Boguslavsky also makes YouTube videos that document his thrift store hauls, swiping through clothing racks, visiting local flea markets, and lining up in front of thrift stores that sell used clothing by weight. In one video, he ends up finding two Stone Island sweatshirts with badges, a vintage Nike vest, a vintage Nike Olympic shirt, and a Stussy T-shirt for 3500грн ($80). Although Boguslavsky thrifts every day and keeps many of the items he thrifts, he estimates that he could resell these items online for $500. 

But the competition for that kind of high-margin flip is fierce. In one video Boguslavsky posted in October, he visits a Humana (a Ukrainian thrift store chain like Goodwill) in the eastern Ukrainian city of Odessa. When the doors opened, shoppers can be seen rushing to the clothing racks like Americans mobbing a Best Buy on Black Friday. The profile picture of an Ukrainian thrifting Instagram page dubbed “ЖИРНЫЙ УЛОВ” (which translates into “Fat Catch”) actually references the frenzy to enter these shops within their own profile picture and in the Instagram Reels they post—one Reel even shows a shopper getting his hand sliced open while trying to push himself through a crowd entering a thrift store. 

View this video on YouTube

Although Boguslavsky said fashion fell in the background for him during the early days of the war (he had to relocate from his hometown of Kyiv to Odessa due to missile strikes), he eventually felt that he had to move on and keep working. He notes that even the flea markets that he sources items from stay open on weekends. “Surprisingly, these markets work even during shelling, people earn money for bread, so nothing stops them,” he says.

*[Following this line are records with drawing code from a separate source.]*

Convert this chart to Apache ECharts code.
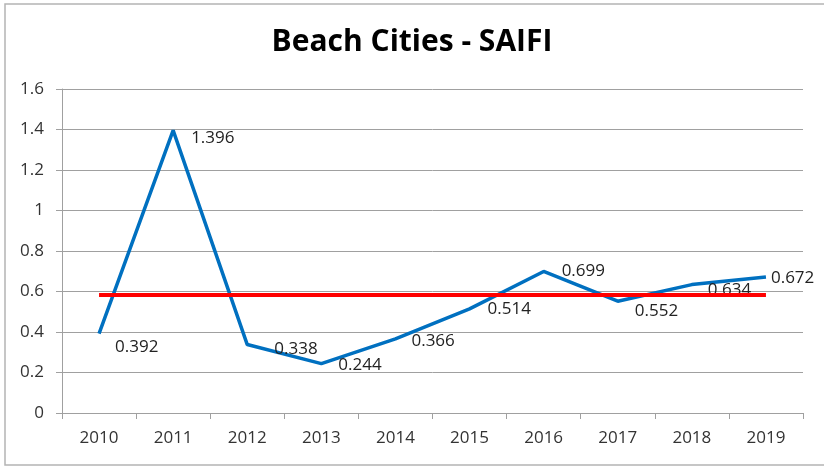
<!DOCTYPE html>
<html>
<head>
<meta charset="utf-8">
<script src="https://cdn.jsdelivr.net/npm/echarts@6/dist/echarts.min.js"></script>
<style>
  html, body { margin: 0; padding: 0; background: #fff; }
  #chart { width: 824px; height: 467px; }
</style>
</head>
<body>
<div id="chart"></div>
<script>
// data
const years = ["2010", "2011", "2012", "2013", "2014", "2015", "2016", "2017", "2018", "2019"];
const saifi = [0.392, 1.396, 0.338, 0.244, 0.366, 0.514, 0.699, 0.552, 0.634, 0.672];
const average = [0.583, 0.583, 0.583, 0.583, 0.583, 0.583, 0.583, 0.583, 0.583, 0.583];

// label nudges so the numbers sit like the excel ones
const labelShift = [[16, 14], [18, 8], [27, 5], [17, 2], [16, 2], [18, 0], [18, 0], [17, 10], [16, 6], [5, 1]];

const font = "'Open Sans', 'Noto Sans', sans-serif";
const chart = echarts.init(document.getElementById("chart"));

chart.setOption({
  animation: false,
  backgroundColor: "#fff",
  title: {
    text: "Beach Cities - SAIFI",
    left: "center",
    top: 22,
    textStyle: { fontFamily: font, fontWeight: "bold", fontSize: 30, color: "#000" }
  },
  graphic: [{
    type: "rect",
    shape: { x: 5, y: 4, width: 830, height: 461 },
    style: { fill: null, stroke: "#b4b4b4", lineWidth: 1.5 },
    silent: true
  }],
  grid: { left: 62, right: 21, top: 89, bottom: 54 },
  xAxis: {
    type: "category",
    data: years,
    boundaryGap: true,
    axisLine: { lineStyle: { color: "#a0a0a0", width: 1 } },
    axisTick: { show: true, length: 6, lineStyle: { color: "#a0a0a0" } },
    axisLabel: { margin: 17, fontFamily: font, fontSize: 17, color: "#333" },
    splitLine: { show: false }
  },
  yAxis: {
    type: "value",
    min: 0,
    max: 1.6,
    interval: 0.2,
    axisLine: { show: true, lineStyle: { color: "#a0a0a0", width: 1 } },
    axisTick: { show: true, length: 6, lineStyle: { color: "#a0a0a0" } },
    axisLabel: {
      margin: 18, fontFamily: font, fontSize: 17, color: "#333",
      formatter: (v) => String(Math.round(v * 10) / 10)
    },
    splitLine: { lineStyle: { color: "#a0a0a0", width: 1 } }
  },
  series: [
    {
      type: "line",
      z: 2,
      data: saifi.map((v, i) => ({
        value: v,
        label: { offset: labelShift[i] }
      })),
      showSymbol: true,
      symbol: "circle",
      symbolSize: 0,
      lineStyle: { color: "#0070c0", width: 3.5 },
      itemStyle: { color: "#0070c0" },
      label: {
        show: true,
        position: "right",
        distance: 0,
        fontFamily: font,
        fontSize: 17,
        color: "#222"
      }
    },
    {
      type: "line",
      z: 3,
      data: average,
      symbol: "none",
      lineStyle: { color: "#ff0000", width: 4 },
      itemStyle: { color: "#ff0000" }
    }
  ]
});
</script>
</body>
</html>
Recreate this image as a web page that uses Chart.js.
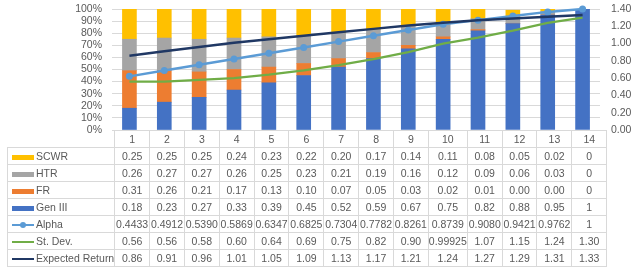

Getting the clothes is one thing, getting them out the country is another. Zakharov, the reseller from Zaporizhzhia, tried to keep his business going after moving to Ukraine’s capital, but attacks from Iranian-made “kamikaze” drones would knock out the city’s power grid for weeks and months at a time. It forced Zakharov to continue selling clothes without any electricity or heating, resorting to generators, power banks, and Starlink satellite Wi-Fi to continue running his resale business online. Eventually he relocated to Barcelona, where he arranges pop-ups with the Barcelona concept store House of Rowdy to raise funds for his country. 

Once an international order is placed, it’s often handed off to Ukrposhta, the Ukranian postal service. At the beginning of the war, missile and rocket attacks meant that exporting goods via plane was pretty much out of the question. Instead, Ukrposhta now transports packages via ground transportation to Poland, where they’re then shipped by air. Zakharov feels that his sales have declined compared to last year and believes it may be due to the long shipment times for his orders. Though Boguslavsky’s buyers often express dread when they realize where their purchase is coming from Ukraine—“Almost every one of my customers on Grailed was worried when they found out that I was from Ukraine!” he tells Complex—it’s a minor marvel that the clothes are getting out at all. 

Ukraine Delivery van getty

Grailed and eBay are the platforms of choice for the sellers Complex interviewed. Boguslavsky preferred Grailed because of the youth-oriented and fashion conscious community it attracts. Zakharov says he prefers eBay for the commitments it has made to sellers based in Ukraine. Since February 2022, eBay has waived all selling fees for Ukrainian sellers, urged users to donate to relief efforts, and protected sellers who ship to and from Ukraine from late shipment penalties, negative feedback, and other penalties. But Zakharov and Boguslavsky both expressed frustration with Grailed for not making similar commitments.

“I have some contacts with top management, but they just ignored me,” Zakharov says. “I did not ask for any cancellation of fees, just for a public declaration of their position and a ban on access for Russians, “At the time, Paypal already closed access to all accounts from Russia  and all international delivery services were shut down there.” (Neither Grailed nor eBay were willing to comment on how they plan to support its Ukrainian sellers going forward.)  

Regardless, for Zhakarov, business is still going and he hopes for a brighter future. “Like most Ukrainians, we no longer make plans for more than a week. It is very difficult to make long-term plans now, because everything can change in one moment,” he says. “But I really dream of a flourishing Ukraine. Kyiv will become the new cultural capital of Europe, like Berlin or Paris today. There will be a Complex magazine office and on Google Maps you’ll be able to find our own concept store one day.” 

Skyba Mykola, a 23-year-old from the Western Ukrainian town Ternopil who’s behind the Grailed account “BeBrave,” says the war has given his shopping habits a larger sense of purpose. 

“Since this was my hobby, I accumulated quite a lot of clothes at home, which I did not sell before the war, but only bought, bought and bought,” he says. “At that time, I did not understand how this could help me at the beginning of the war. After all, at first everything was closed, new goods did not arrive, people were not up to clothes.” After fighting broke out, however, “I focused more on finding something cheap, selling it high, and making money because our country now really needs our help,” shares Mykola, who sent Complex a video of himself taking product shots of a vintage Helly Hansen jacket as an air raid siren goes off. “As strange as it may sound, the war made it clear to me that it was necessary to live here and to work harder.”